Je suis adhérente de l’Association Méningiomes dus à l’Acétate de cyprotérone, aide aux Victimes Et prise en compte des Autres molécules (Amavea). J’ai croisé le Dr Page plusieurs fois dans la salle d’attente des consultations de neurochirurgie du CHU de Poitiers et il m’a vue une fois aux urgences du même hôpital suite à une chute, en 2016.

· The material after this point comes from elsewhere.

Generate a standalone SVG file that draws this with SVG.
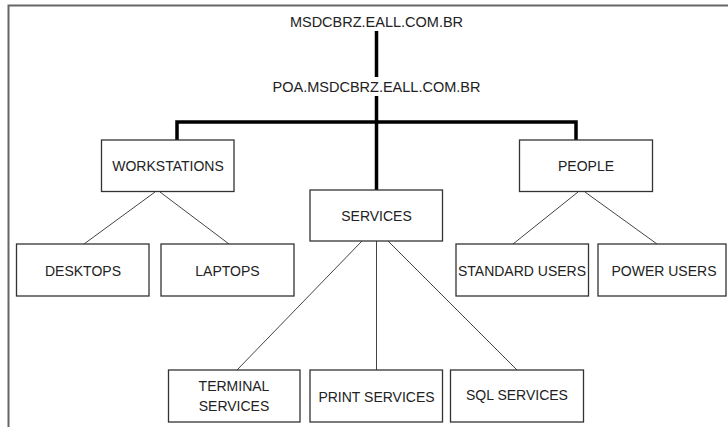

Mon troisième méningiome, en haut du crâne, est indiqué par une flèche

À cette occasion, il avait déclaré que mon méningiome sagittal était « riquiqui » (sic) et qu’il ne pouvait pas être la cause de mes chutes répétées. À l’issue de ce passage, à l’issue d’une hospitalisation en neurologie, mon neurochirurgien et mon neurologue de l’époque avaient conclu que mes méningiomes n’en étaient pas la cause et que c’était psychosomatique. Plusieurs imageries, IRM et scanners, ont été mal lues. Le rapport d’expertise me concernant note ainsi : « cette imagerie [scanner de décembre 2016] qui a pu être consultée au cours de la réunion d’expertise du 21 janvier 2021 montre que le sinus est bel et bien envahi, il existe des veines de suppléance, recrutées pour contourner l’obstacle que représente la thrombose du sinus longitudinal supérieur. Ce fait explique parfaitement la faiblesse de l’hémicorps gauche et la perte d’équilibre qui en découle, puis avec le temps une suppléance s’est mise à fonctionner avec régression des troubles » (p. 26 ; c’est moi qui souligne en gras). Depuis ce rapport, j’ai changé de neurologue et de neurochirurgien, il est cependant certain que le « riquiqui » et le « psychosomatique » laissent des traces et influent sur mon a priori vis à vis de ces trois médecins et des radiologues.

Contexte de rédaction

J’ai eu beaucoup de mal à inhiber mon cerveau, à cause de sa lésion frontale, je suis fortement impulsive. J’ai donc juste échangé avec mon avocat hier soir, mon cerveau a travaillé toute la nuit (multiples petits réveils), j’étais dans l’impossibilité de me concentrer sur mes grilles de mots fléchés et de mots croisés, exercices pourtant essentiel pour faire travailler ma flexibilité verbale et l’inhibition, qui doit empêcher d’écrire le premier mot qui passe par la tête sans avoir pris en compte les mots qui croisent. Après avoir « cédé » à ce qui tournait en boucle dans mon cerveau, j’ai vérifié les éventuels conflits d’intérêt entre le Dr Page et les laboratoires sur le site de la haute transparence : 73 déclarations ces 5 dernières années, de trois laboratoires de dispositifs médicaux (repas, déplacements, participation à des colloques), mais aucun fabricant de médicaments, ce qui ne veut pas dire qu’il n’y en a pas mais qu’aucun n’a été déclaré. J’ai ensuite interrogé la base de données PubMed pour accéder à sa bibliographie internationale (voir les 25 articles référencés). Il n’y a aucune publication sur les méningiomes, beaucoup de travaux en collaboration où il apparaît au-delà de la cinquième position, ce sont donc plutôt des articles où il a fourni des données plutôt qu’un texte personnel.